As we turned the corner in our neighborhood one day last week driving to school, and saw the sign in a neighbor’s yard with a picture of a freight train with TRUMP written on it, with the sign proclaiming, “Get on board or get run over”, Joita asked me why our side (democrats, liberals, progressives, whatever you call *us*) were continuing on our seemingly losing strategy of being, as she put it, “nicey nice”. There *they* are threatening to bash our heads in if we don’t “get on board” and here *we* are spouting rainbows and unicorns ( I would have said farting rainbows but Emily hates that). The whole “when they go low we go high” slogan doesn’t seem (even to a 17 year old) to be cutting it. The worst presidential nomination in the history of America has literally bulldozed over us and we’re sitting in circles weaving flowers in our hair and singing kumbaya. Joita asked, “why are we not fighting fire with fire”?! Because two wrongs don’t make a right honey. At least I think that’s why.
And in the meantime, as this all takes place on the U.S. slash World stage, I’ve still got to live my stupid little life! I still need to get up each morning and go to work, do my job, take care of my family, house, pet, car, yard. I still need to pay my stupid bills and taxes, shovel my driveway, do the laundry, grocery shop and prepare meals and other kinds of nourishment for my family. And yet, the whole chicken-little-time, the fucking sky is falling! It is a totally surreal mind-fuck.

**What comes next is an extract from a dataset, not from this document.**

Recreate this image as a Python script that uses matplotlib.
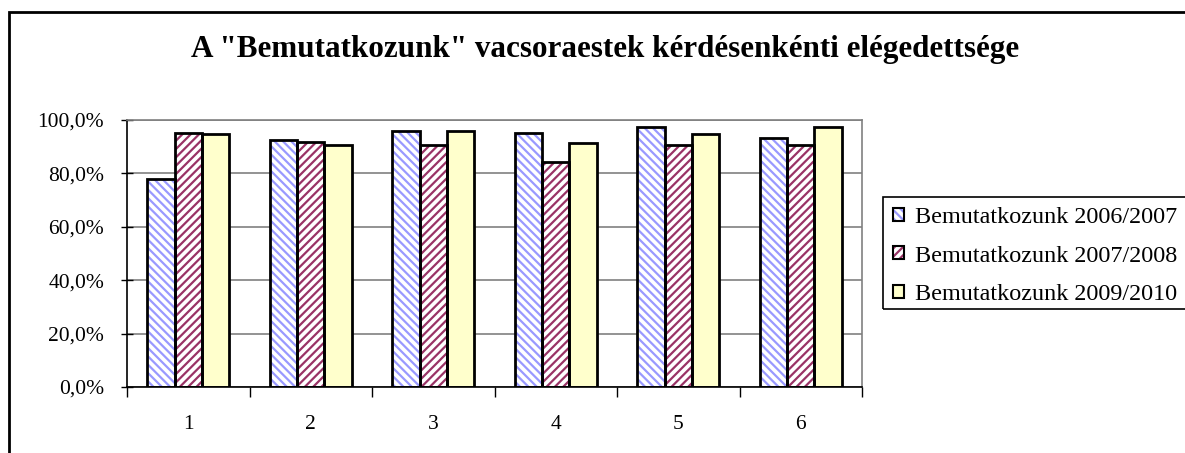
import numpy as np
import matplotlib
matplotlib.use('Agg')
import matplotlib.pyplot as plt
from matplotlib.patches import Patch, Rectangle

plt.rcParams['font.family'] = ['Liberation Serif', 'DejaVu Serif']
plt.rcParams['hatch.linewidth'] = 1.6

categories = ['1', '2', '3', '4', '5', '6']
series = ['Bemutatkozunk 2006/2007', 'Bemutatkozunk 2007/2008', 'Bemutatkozunk 2009/2010']
v0607 = [77.8, 92.5, 95.9, 95.2, 97.4, 93.1]
v0708 = [95.2, 91.9, 90.5, 84.4, 90.5, 90.5]
v0910 = [94.6, 90.6, 95.9, 91.3, 94.6, 97.4]
yticks = [0, 20, 40, 60, 80, 100]

styles = [dict(face='white', hatch='\\\\\\\\', hcol='#9999ff'),
          dict(face='white', hatch='////', hcol='#993366'),
          dict(face='#ffffcc', hatch=None, hcol='#ffffcc')]

fig = plt.figure(figsize=(11.85, 4.53), dpi=100)
ax = fig.add_axes([127/1185, 66/453, 735/1185, 267/453])

x = np.arange(len(categories))
w = 1 / 4.5
handles = []
for i, (vals, st) in enumerate(zip([v0607, v0708, v0910], styles)):
    pos = x + (i - 1) * w
    ax.bar(pos, vals, w, color=st['face'], edgecolor=st['hcol'], hatch=st['hatch'],
           linewidth=0, zorder=2)
    ax.bar(pos, vals, w, facecolor='none', edgecolor='black', linewidth=2, zorder=3)
    h1 = Patch(facecolor=st['face'], edgecolor=st['hcol'], hatch=st['hatch'], linewidth=0)
    h2 = Patch(facecolor='none', edgecolor='black', linewidth=1.5)
    handles.append((h1, h2))

ax.set_xlim(-0.5, 5.5)
ax.set_ylim(0, 100)
ax.set_yticks(yticks)
ax.yaxis.set_major_formatter(plt.FuncFormatter(lambda v, p: ('%.1f%%' % v).replace('.', ',')))
ax.set_xticks(x)
ax.set_xticklabels(categories)
ax.set_xticks(np.arange(-0.5, 6, 1), minor=True)
ax.tick_params(axis='x', which='major', length=0, pad=20, labelsize=15.5)
ax.tick_params(axis='x', which='minor', length=7, width=1, direction='out')
ax.tick_params(axis='y', length=9, width=1, direction='inout', pad=12, labelsize=15.5)
ax.grid(axis='y', color='#808080', linewidth=1.2, zorder=0)
ax.set_axisbelow(True)
for s in ['top', 'right']:
    ax.spines[s].set_color('#808080')
    ax.spines[s].set_linewidth(1.2)
for s in ['left', 'bottom']:
    ax.spines[s].set_color('black')
    ax.spines[s].set_linewidth(1.2)

fig.text(605/1185, 1 - 50/453, 'A "Bemutatkozunk" vacsoraestek kérdésenkénti elégedettsége',
         ha='center', va='center', fontsize=22.4, fontweight='bold')

# legend box runs past the right edge of the picture
fig.patches.append(Rectangle((883/1185, 1 - 309/453), 0.4, 112/453, transform=fig.transFigure,
                             fill=False, edgecolor='black', linewidth=1.2))
fig.legend(handles, series, loc='center left', bbox_to_anchor=(893/1185, 1 - 256/453),
           fontsize=17.4, frameon=False, handlelength=0.45, handleheight=0.45,
           handletextpad=0.45, labelspacing=0.73, borderpad=0, borderaxespad=0)

fig.patches.append(Rectangle((9/1185, -0.1), 1.2, 1.1 - 12/453, transform=fig.transFigure,
                             fill=False, edgecolor='black', linewidth=2))

fig.savefig('out.png', dpi=100)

I mean, these old folks are not going to take care of themselves you know. The bread in our family is not going to bake itself. And I’m still transgender and wrestling with whether or not I want to take testosterone. Which feels insignificant and monumental all at the same time. I remember when Nina was about 2. She came running into our room in the middle of the night, excitement coursing through her, practically illuminating her skin with electricity, she was exuberant with adrenaline, the look of a scientist holding a colossal breakthrough. She woke me up and breathlessly said, “Mommie, mommie! Joita is YOUR daughter and MY sister! At. The. SAME. Time!”
It was hard for her to believe that she could hold both those realities. That both of those realities could exist, be real, in the same universe at the same time. It stretched her mind, her sense of actuality. I’m feeling that same stretch right now. Which is the real reality? Are we on the brink of catastrophe? Or am I getting worked up over nothing that is going to actually affect my day to day life in any real way? And what about the lives of others? What about the progress we’ve made? Is it all going to be flushed down the toilet because petty little white, straight, Christian, cis-men are busy throwing hissy-fits? Or will the works just be perpetually gummed up by those same petty motherfuckers on each side trying to bitch-slap the other side into submission?

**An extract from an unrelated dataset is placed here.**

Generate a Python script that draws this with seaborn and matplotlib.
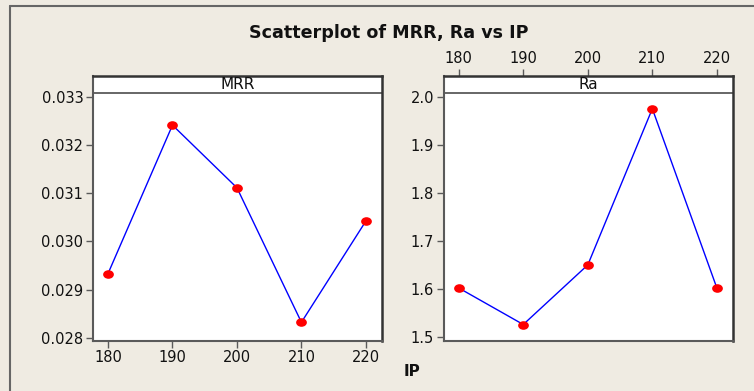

I went to the Women’s march in Boston this past weekend. It was amazing and up-lifting. Until they played “I am woman” by Helen Reddy. Those of us old enough to remember stopped walking and dazedly sang along. (I couldn’t believe I remembered all the words) Until we realized we were very near literally back in 1973 fighting for the same fucking things. From euphoria of the 175,000 estimated marchers singing, chanting and supporting one another, to the depths of despair. Within hours the new regime provided us with “alternative facts” of what we thought we had just witnessed and experienced. Something to the effect of “3 fat women with an ugly baby were spotted wandering aimlessly around the center of a small town in Idaho complaining about something or other. Nothing to see here”. Pay no attention to that man behind the curtain. We will tell you what the truth is. The march was small, insignificant, “not really against anything” they said. The inauguration was huge, at least a million and a half people exuberantly welcoming in the new president – despite photographic evidence to the contrary.

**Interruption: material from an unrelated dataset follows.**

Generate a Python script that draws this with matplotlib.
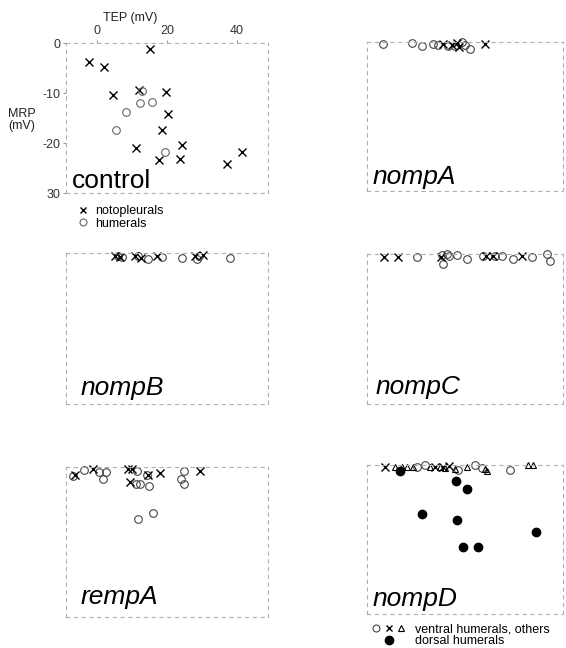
import matplotlib.pyplot as plt
from matplotlib.legend_handler import HandlerTuple
from matplotlib.lines import Line2D

plt.rcParams['font.family'] = ['Liberation Sans', 'DejaVu Sans']

# control
control_noto_tep = [15.1, -2.5, 2.0, 4.6, 12.0, 19.7, 20.2, 18.6, 11.1, 24.4, 17.6, 23.7, 37.3, 41.4]
control_noto_mrp = [-1.2, -3.7, -4.7, -10.4, -9.4, -9.8, -14.1, -17.4, -21.0, -20.3, -23.4, -23.1, -24.1, -21.8]
control_hum_tep = [12.8, 12.3, 15.6, 8.2, 5.4, 19.4]
control_hum_mrp = [-9.6, -12.0, -11.7, -13.8, -17.3, -21.8]

# nompA
nompA_x_tep = [13.6, 16.1, 17.7, 18.3, 25.9]
nompA_x_mrp = [-0.4, -0.6, -0.3, -1.0, -0.4]
nompA_o_tep = [-4.4, 4.2, 7.2, 10.6, 12.1, 15.1, 17.0, 19.0, 20.0, 21.5]
nompA_o_mrp = [-0.4, -0.3, -0.8, -0.4, -0.6, -0.9, -0.8, -0.1, -0.6, -1.4]

# nompB
nompB_x_tep = [5.0, 6.5, 10.8, 12.6, 17.2, 28.0, 30.4]
nompB_x_mrp = [-0.5, -0.8, -0.6, -1.0, -0.5, -0.5, -0.3]
nompB_o_tep = [6.0, 7.2, 11.8, 14.6, 18.5, 24.2, 28.5, 29.3, 38.1]
nompB_o_mrp = [-0.5, -0.7, -0.6, -1.2, -0.7, -0.9, -1.2, -0.6, -0.9]

# nompC
nompC_x_tep = [-4.0, 0.3, 12.8, 26.2, 28.2, 36.8]
nompC_x_mrp = [-0.5, -0.5, -0.5, -0.4, -0.4, -0.3]
nompC_o_tep = [5.7, 13.1, 13.6, 14.8, 15.4, 17.5, 20.7, 25.2, 28.8, 30.9, 34.1, 39.7, 44.2, 45.2]
nompC_o_mrp = [-0.5, -0.1, -1.9, 0.0, -0.3, -0.2, -0.9, -0.3, -0.3, -0.3, -0.9, -0.5, 0.0, -1.4]

# rempA
rempA_x_tep = [-6.4, -1.2, 8.9, 9.9, 9.4, 14.6, 18.0, 29.5]
rempA_x_mrp = [-1.6, -0.3, -0.4, -0.4, -2.9, -1.5, -1.1, -0.7]
rempA_o_tep = [-7.1, -3.8, 0.6, 2.5, 1.5, 11.5, 11.1, 12.2, 14.3, 14.9, 24.9, 23.9, 24.9, 11.8, 16.1]
rempA_o_mrp = [-1.7, -0.5, -0.9, -0.9, -2.4, -0.7, -3.3, -3.3, -1.6, -3.7, -0.7, -2.4, -3.4, -10.3, -9.2]

# nompD
nompD_o_tep = [5.7, 8.2, 18.0, 23.0, 24.9, 33.3]
nompD_o_mrp = [-0.4, 0.0, -1.0, -0.1, -0.6, -1.0]
nompD_x_tep = [-3.7, 11.0, 13.5, 15.4]
nompD_x_mrp = [-0.5, -0.5, -0.5, -0.2]
nompD_t_tep = [-0.7, 1.3, 2.8, 4.5, 9.6, 12.5, 14.1, 17.0, 20.5, 25.9, 26.6, 38.7, 40.2]
nompD_t_mrp = [-0.5, -0.4, -0.4, -0.4, -0.5, -0.5, -0.6, -0.8, -0.5, -0.8, -1.2, 0.0, 0.0]
nompD_dors_tep = [0.8, 17.2, 20.5, 7.2, 17.7, 41.0, 19.4, 23.8]
nompD_dors_mrp = [-1.3, -3.2, -4.8, -9.8, -11.0, -13.4, -16.6, -16.6]

W, H = 566, 648
fig = plt.figure(figsize=(W / 100, H / 100), dpi=100)


def make_ax(x0, y_top, w, h):
    ax = fig.add_axes([x0 / W, 1 - (y_top + h) / H, w / W, h / H])
    ax.set_xlim(-9, 49)
    ax.set_ylim(-30, 0)
    for s in ax.spines.values():
        s.set_color('#b0b0b0')
        s.set_linewidth(0.8)
        s.set_linestyle((0, (3, 4)))
    ax.tick_params(length=2, color='#999999', labelsize=9, width=0.8)
    ax.set_xticks([])
    ax.set_yticks([])
    return ax


def xs(ax, t, m):
    ax.plot(t, m, 'x', color='k', ms=5.5, mew=1.0, clip_on=False)


def os_(ax, t, m, color='#444444'):
    ax.plot(t, m, 'o', mfc='none', mec=color, ms=5.5, mew=0.8, clip_on=False)


def label(ax, txt, x, y, italic=True):
    ax.text(x, y, txt, transform=ax.transAxes, fontsize=19,
            style='italic' if italic else 'normal', va='baseline', ha='left')


# control
ax = make_ax(66, 43, 202, 150)
xs(ax, control_noto_tep, control_noto_mrp)
os_(ax, control_hum_tep, control_hum_mrp, '#666666')
ax.xaxis.tick_top()
ax.set_xticks([0, 20, 40])
ax.set_yticks([0, -10, -20, -30])
ax.set_yticklabels(['0', '-10', '-20', '30'])
ax.tick_params(colors='#999999', labelcolor='#333333', pad=2)
fig.text(130 / W, 1 - 18 / H, 'TEP (mV)', fontsize=9, ha='center', va='center', color='#222222')
fig.text(8 / W, 1 - 120 / H, 'MRP\n(mV)', fontsize=9, ha='left', va='center',
         color='#222222', linespacing=1.0)
label(ax, 'control', 0.03, 0.035, italic=False)
h1 = Line2D([], [], ls='none', marker='x', color='k', ms=5, mew=1.0)
h2 = Line2D([], [], ls='none', marker='o', mfc='none', mec='#666666', ms=5, mew=0.8)
fig.legend([h1, h2], ['notopleurals', 'humerals'], loc='upper left',
           bbox_to_anchor=(70 / W, 1 - 199 / H), frameon=False, fontsize=9,
           handlelength=1.0, handletextpad=0.5, labelspacing=0.05, borderpad=0)

# nompA
ax = make_ax(367, 42, 196, 149)
os_(ax, nompA_o_tep, nompA_o_mrp)
xs(ax, nompA_x_tep, nompA_x_mrp)
label(ax, 'nompA', 0.026, 0.05)

# nompB
ax = make_ax(66, 253, 202, 151)
os_(ax, nompB_o_tep, nompB_o_mrp)
xs(ax, nompB_x_tep, nompB_x_mrp)
label(ax, 'nompB', 0.07, 0.06)

# nompC
ax = make_ax(367, 254, 196, 150)
os_(ax, nompC_o_tep, nompC_o_mrp)
xs(ax, nompC_x_tep, nompC_x_mrp)
label(ax, 'nompC', 0.046, 0.067)

# rempA
ax = make_ax(66, 467, 202, 150)
os_(ax, rempA_o_tep, rempA_o_mrp)
xs(ax, rempA_x_tep, rempA_x_mrp)
label(ax, 'rempA', 0.07, 0.087)

# nompD
ax = make_ax(367, 465, 196, 149)
os_(ax, nompD_o_tep, nompD_o_mrp)
xs(ax, nompD_x_tep, nompD_x_mrp)
ax.plot(nompD_t_tep, nompD_t_mrp, '^', mfc='none', mec='k', ms=4.5, mew=0.8, clip_on=False)
ax.plot(nompD_dors_tep, nompD_dors_mrp, 'o', color='k', ms=6, clip_on=False)
label(ax, 'nompD', 0.03, 0.055)
hc = Line2D([], [], ls='none', marker='o', mfc='none', mec='#444444', ms=5, mew=0.8)
hx = Line2D([], [], ls='none', marker='x', color='k', ms=5, mew=1.0)
ht = Line2D([], [], ls='none', marker='^', mfc='none', mec='k', ms=4.5, mew=0.8)
hd = Line2D([], [], ls='none', marker='o', color='k', ms=6)
fig.legend([(hc, hx, ht), hd], ['ventral humerals, others', 'dorsal humerals'],
           handler_map={tuple: HandlerTuple(ndivide=None, pad=0.3)},
           loc='upper left', bbox_to_anchor=(366 / W, 1 - 617 / H), frameon=False,
           fontsize=9, handlelength=2.6, handletextpad=0.8, labelspacing=0.0, borderpad=0)

fig.savefig('out.png', dpi=100)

And I think that’s the hardest piece for me right now. The abject lying rejection of what I know (and can see with my own eyes) to be the truth. I spent too much of my life struggling to recognize truth and accept and embrace my reality, fighting against this gaslighting bullshit. I won’t go back now. I will not go back in the closet. I will not force myself to fit into the binary gender defined by others. And I will continue to be proudly Jewish. To the extent that I can stand up for others and speak their truth with them I will. I guess in some ways I’ve answered my own question (as often happens when I write – even though I’m struggling to write right now). My life is not so insignificant, even in the banalities, because as the song goes… like a small boat on the ocean, sending big waves into motion, like how a single word can make a heart open, I might only have one match, but I can make an explosion….
I will end with my version of a serenity prayer:
Grant me the wisdom to see the truth, the courage to speak the truth, and the patience to repeat myself. May I have the strength of conviction that allows me to continue even when I feel like I am shoveling shit against the tide. And may serenity come in the form of understanding the fact that every drop in the ocean creates ripples.